Le leader du parti tunisien Ennahdha a débuté une grève de la faim, officiellement pour soutenir les prisonniers politiques. Cesser de se nourrir en prison, est-ce vraiment une arme politique qui fonctionne ?
Le chef de file d’Ennahdha, Rached Ghannouchi, est en prison depuis avril dernier. Dix mois après son incarcération, le leader islamiste, âgé de 82 ans, s’est lancé dans une grève de la faim, « en solidarité avec les prisonniers en grève de la faim et pour soutenir tous les opposants dans les différentes prisons » tunisiennes. D’autres prisonniers sont en effet entrés en grève de la faim, en Tunisie, à l’instar de Jawhar Ben Mbarek ou d’Issam Chebbi, du Front du salut national, la coalition d’opposition. Ces deux-là dénoncent « des poursuites arbitraires sans fondement », autrement dit d’être des prisonniers politiques.
Mais une grève de la faim est-elle vraiment efficace ? Mbarek et Chebbi avaient déjà, en septembre dernier, entamé une grève de la faim pendant quelques jours. Sans donner des réels résultats. Si l’on trouve des traces du « jeûne de remontrance » dans les écrits d’il y a deux-mille ans, c’est Ghandi qui a été l’un des chantres de la grève de la faim, qu’il voyait comme une forme de protestation non violente.
Des grèves de la faim trop courtes
Bien après lui, plusieurs autres personnalités se sont essayées à des grèves de la faim. Le Français Juan Rémy Quignolot, arrêté en 2020 en Centrafrique pour des accusations d’espionnage, avait cessé de s’alimenter, mais aussi de boire. Cela avait permis d’accélérer le processus de libération. Le militant palestinien Khader Adnan, lui, a connu un destin plus tragique : l’an dernier, le membre du Jihad islamique a été le premier gréviste de la faim palestinien à mourir en prison depuis 1992.
Mais rares sont les cas où les grèves de la faim ont une efficacité. Ousmane Sonko, au Sénégal, a déjà fait deux grèves de la faim, qui ont respectivement duré 36 et 14 jours.
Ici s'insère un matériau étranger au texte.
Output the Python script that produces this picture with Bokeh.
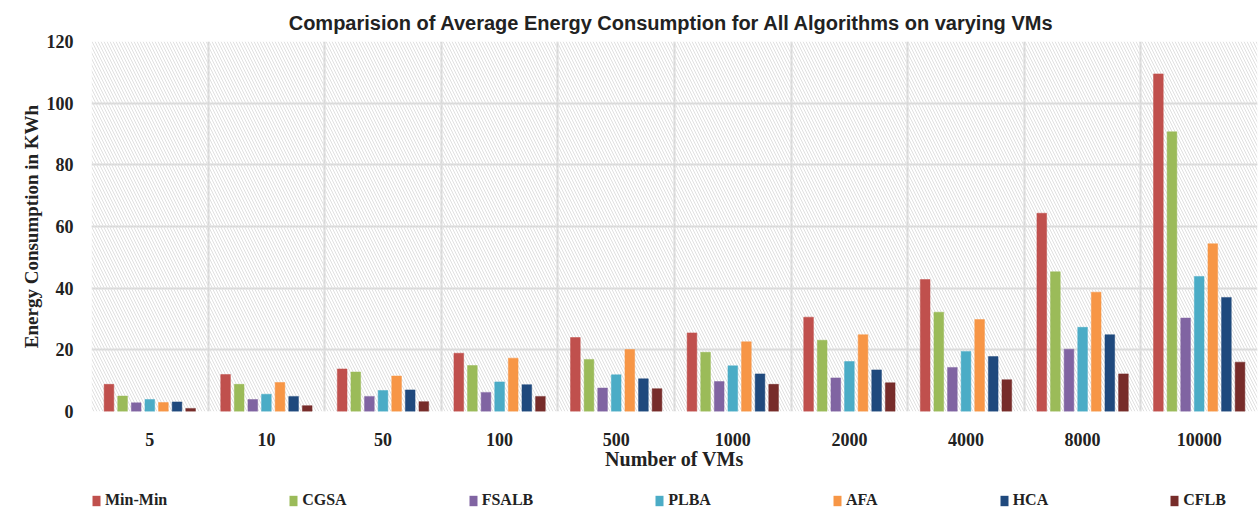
import numpy as np
from bokeh.plotting import figure
from bokeh.layouts import column
from bokeh.models import (ColumnDataSource, FixedTicker, Range1d, Legend, LegendItem,
                          BoxAnnotation)
from bokeh.embed import file_html
from bokeh.resources import INLINE

# ---- data ----
vms = ["5", "10", "50", "100", "500", "1000", "2000", "4000", "8000", "10000"]
series_names = ["Min-Min", "CGSA", "FSALB", "PLBA", "AFA", "HCA", "CFLB"]
min_min = [8.8, 12.0, 13.8, 18.9, 24.0, 25.5, 30.6, 42.8, 64.3, 109.5]
cgsa    = [5.0, 8.8, 12.8, 14.9, 16.9, 19.2, 23.1, 32.2, 45.3, 90.7]
fsalb   = [2.8, 3.9, 4.9, 6.2, 7.6, 9.7, 10.9, 14.3, 20.2, 30.3]
plba    = [3.9, 5.6, 6.8, 9.6, 11.9, 14.8, 16.2, 19.5, 27.3, 43.8]
afa     = [2.9, 9.4, 11.5, 17.3, 20.1, 22.6, 24.9, 29.8, 38.7, 54.4]
hca     = [3.1, 4.9, 7.0, 8.7, 10.6, 12.2, 13.5, 17.8, 24.9, 37.0]
cflb    = [1.0, 1.9, 3.2, 4.9, 7.4, 8.8, 9.3, 10.3, 12.2, 16.0]
y_ticks = [0, 20, 40, 60, 80, 100, 120]

series_values = [min_min, cgsa, fsalb, plba, afa, hca, cflb]
colors = ["#C0504D", "#9BBB59", "#8064A2", "#4BACC6", "#F79646", "#1F497D", "#772C2A"]

SERIF = "Liberation Serif"
SANS = "Liberation Sans"
TXT = "#222222"

p = figure(width=1260, height=484, output_backend="svg", toolbar_location=None,
           x_range=Range1d(0, len(vms)), y_range=Range1d(0, 120),
           min_border_left=91, min_border_right=3, min_border_top=41, min_border_bottom=73,
           title="Comparision of Average Energy Consumption for All Algorithms on varying  VMs")
p.outline_line_color = None
p.background_fill_color = "white"

# hatched plot background
p.add_layout(BoxAnnotation(left=0, right=len(vms), bottom=0, top=120, level="underlay",
                           fill_alpha=0, line_alpha=0,
                           hatch_pattern="\\", hatch_color="#e0e0e0", hatch_scale=6,
                           hatch_weight=1))

idx = np.arange(len(vms))
step = 0.1167
width = 0.083
for j, (name, vals, col) in enumerate(zip(series_names, series_values, colors)):
    src = ColumnDataSource(dict(x=idx + 0.5 + (j - 3) * step, top=vals))
    p.vbar(x="x", top="top", width=width, bottom=0, source=src,
           fill_color=col, line_color=col, line_width=0.5)

# axes
p.xaxis.ticker = FixedTicker(ticks=list(idx + 0.5))
p.xaxis.major_label_overrides = {float(i + 0.5): v for i, v in enumerate(vms)}
p.xgrid.ticker = FixedTicker(ticks=list(range(len(vms) + 1)))
p.yaxis.ticker = FixedTicker(ticks=y_ticks)
for g in (p.xgrid, p.ygrid):
    g.grid_line_color = "#d9d9d9"
    g.grid_line_width = 2

for ax in (p.xaxis, p.yaxis):
    ax.axis_line_color = None
    ax.major_tick_line_color = None
    ax.minor_tick_line_color = None
    ax.major_label_text_font = SERIF
    ax.major_label_text_font_style = "bold"
    ax.major_label_text_font_size = "18px"
    ax.major_label_text_color = TXT
    ax.axis_label_text_font = SERIF
    ax.axis_label_text_font_style = "bold"
    ax.axis_label_text_color = TXT

p.xaxis.axis_label = "Number of VMs"
p.yaxis.axis_label = "Energy Consumption in KWh"
p.xaxis.axis_label_text_font_size = "20px"
p.yaxis.axis_label_text_font_size = "19px"
p.xaxis.major_label_standoff = 15
p.xaxis.axis_label_standoff = -1
p.yaxis.major_label_standoff = 12
p.yaxis.axis_label_standoff = 2

p.title.text_font = SANS
p.title.text_font_style = "bold"
p.title.text_font_size = "20px"
p.title.text_color = TXT
p.title.align = "center"
p.title.standoff = 16

# legend strip below the chart (its frame is aligned with the chart frame by the column)
lg = figure(width=1260, height=32, output_backend="svg", toolbar_location=None,
            x_range=Range1d(0, 1), y_range=Range1d(0, 1),
            x_axis_type=None, y_axis_type=None,
            min_border_left=0, min_border_right=0, min_border_top=0, min_border_bottom=0)
lg.outline_line_color = None
lg.xgrid.visible = False
lg.ygrid.visible = False
items = []
for name, vals, col in zip(series_names, series_values, colors):
    # zero-width legend proxy glyph (draws nothing in the strip itself)
    r = lg.vbar(x=[0.5], top=[0], bottom=[0], width=0, fill_color=col, line_color=None)
    items.append(LegendItem(label=name, renderers=[r]))
legend = Legend(items=items, orientation="horizontal", location=(0, 6),
                glyph_width=10, glyph_height=13, label_height=20,
                label_standoff=4, spacing=121, padding=0, margin=0,
                background_fill_alpha=0, border_line_alpha=0,
                label_text_font=SERIF, label_text_font_style="bold",
                label_text_font_size="16px", label_text_color=TXT)
lg.add_layout(legend, "center")

layout = column(p, lg, spacing=0)
open("out.html", "w").write(file_html(layout, INLINE))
Pour expliquer le fait que l’opposant politique sénégalais se nourrisse à nouveau, son avocat avait affirmé : « Il n’a jamais été dans une tendance suicidaire, il ne fallait pas qu’il épuise ses organes vitaux ».
Tenir pour négocier, une équation difficile
Dans les faits, la grève de la faim de prisonniers permet généralement de faire le buzz. Mais l’impact reste minime. « La grève de la faim a un statut un peu ambigu car c’est un mode d’action qui est souvent considéré comme individuel, résiduel, et donc peu comme un mouvement social et collectif », résume Johanna Siméant, auteure de « La grève de la faim ». Quelques exceptions ont cependant émaillé l’histoire, comme la grève de la faim lancée en 1920 par 180 membres de l’IRA, l’armée républicaine irlandaise, qui ont cessé de se nourrir pendant 94 jours.
Plus généralement, cesser de se nourrir reste une action individuelle, qui permet généralement aux prisonniers de dénoncer leurs conditions de détention. L’impact est relativement faible — en France, par exemple, près de 1 500 cas de grève de la faim ont lieu chaque année, dans un silence étourdissant. D’autant plus faible que très peu de protestataire tiennent assez de temps sans nourriture. « L’intérêt de la grève de la faim est qu’on a un risque de mort, mais qui s’étale sur 40 jours, voire 50, et c’est donc un temps qui laisse la place à la possible négociation », admet un spécialiste. Or, même les plus déterminés, comme Ousmane Sonko, ont bien du mal à laisser leur corps sans nourriture pendant plus d’un mois.